Start of Dataset content

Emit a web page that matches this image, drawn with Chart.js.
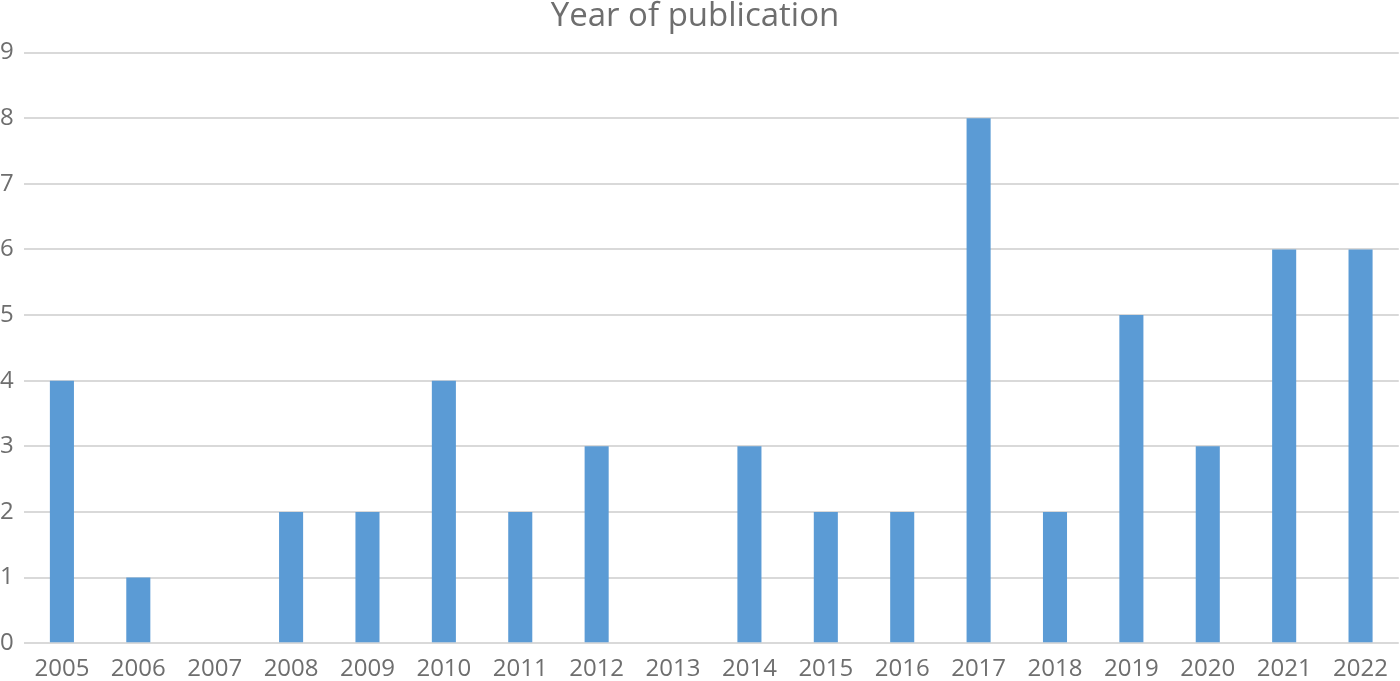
<!DOCTYPE html>
<html>
<head>
<meta charset="utf-8">
<script src="https://cdn.jsdelivr.net/npm/chart.js@4"></script>
<style>
html,body{margin:0;padding:0;background:#fff;}
#wrap{width:1400px;height:681px;position:relative;}
</style>
</head>
<body>
<div id="wrap"><canvas id="c" width="1400" height="681"></canvas></div>
<script>
const categories = ["2005","2006","2007","2008","2009","2010","2011","2012","2013","2014","2015","2016","2017","2018","2019","2020","2021","2022"];
const values = [4,1,0,2,2,4,2,3,0,3,2,2,8,2,5,3,6,6];
const titleText = "Year of publication";

const textColor = "#6e6e6e";
const fontFam = "'Open Sans', 'Liberation Sans', sans-serif";

new Chart(document.getElementById('c'), {
  type: 'bar',
  data: {
    labels: categories,
    datasets: [{
      data: values,
      backgroundColor: '#5B9BD5',
      borderWidth: 0,
      barPercentage: 0.63,
      categoryPercentage: 0.5
    }]
  },
  options: {
    responsive: false,
    animation: false,
    layout: { padding: { left: -10, right: 0, top: -3, bottom: -15 } },
    plugins: {
      legend: { display: false },
      tooltip: { enabled: false },
      title: {
        display: true,
        text: titleText,
        color: textColor,
        font: { family: fontFam, size: 33, weight: 'normal', lineHeight: 1.2 },
        padding: { top: 0, bottom: 16 }
      }
    },
    scales: {
      x: {
        grid: { display: false, drawTicks: false },
        border: { display: false },
        ticks: { color: textColor, font: { family: fontFam, size: 24 }, padding: 12, maxRotation: 0 }
      },
      y: {
        min: 0, max: 9,
        grid: { color: '#D9D9D9', lineWidth: 2, drawTicks: false },
        border: { display: false },
        ticks: { stepSize: 1, color: textColor, font: { family: fontFam, size: 24 }, padding: 10 }
      }
    }
  }
});
</script>
</body>
</html>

End of Dataset content

Task brief: Output all of the data exactly as it stands, minus any images.

Answer:
Emit a web page that matches this image, drawn with Chart.js.
<!DOCTYPE html>
<html>
<head>
<meta charset="utf-8">
<script src="https://cdn.jsdelivr.net/npm/chart.js@4"></script>
<style>
html,body{margin:0;padding:0;background:#fff;}
#wrap{width:1400px;height:681px;position:relative;}
</style>
</head>
<body>
<div id="wrap"><canvas id="c" width="1400" height="681"></canvas></div>
<script>
const categories = ["2005","2006","2007","2008","2009","2010","2011","2012","2013","2014","2015","2016","2017","2018","2019","2020","2021","2022"];
const values = [4,1,0,2,2,4,2,3,0,3,2,2,8,2,5,3,6,6];
const titleText = "Year of publication";

const textColor = "#6e6e6e";
const fontFam = "'Open Sans', 'Liberation Sans', sans-serif";

new Chart(document.getElementById('c'), {
  type: 'bar',
  data: {
    labels: categories,
    datasets: [{
      data: values,
      backgroundColor: '#5B9BD5',
      borderWidth: 0,
      barPercentage: 0.63,
      categoryPercentage: 0.5
    }]
  },
  options: {
    responsive: false,
    animation: false,
    layout: { padding: { left: -10, right: 0, top: -3, bottom: -15 } },
    plugins: {
      legend: { display: false },
      tooltip: { enabled: false },
      title: {
        display: true,
        text: titleText,
        color: textColor,
        font: { family: fontFam, size: 33, weight: 'normal', lineHeight: 1.2 },
        padding: { top: 0, bottom: 16 }
      }
    },
    scales: {
      x: {
        grid: { display: false, drawTicks: false },
        border: { display: false },
        ticks: { color: textColor, font: { family: fontFam, size: 24 }, padding: 12, maxRotation: 0 }
      },
      y: {
        min: 0, max: 9,
        grid: { color: '#D9D9D9', lineWidth: 2, drawTicks: false },
        border: { display: false },
        ticks: { stepSize: 1, color: textColor, font: { family: fontFam, size: 24 }, padding: 10 }
      }
    }
  }
});
</script>
</body>
</html>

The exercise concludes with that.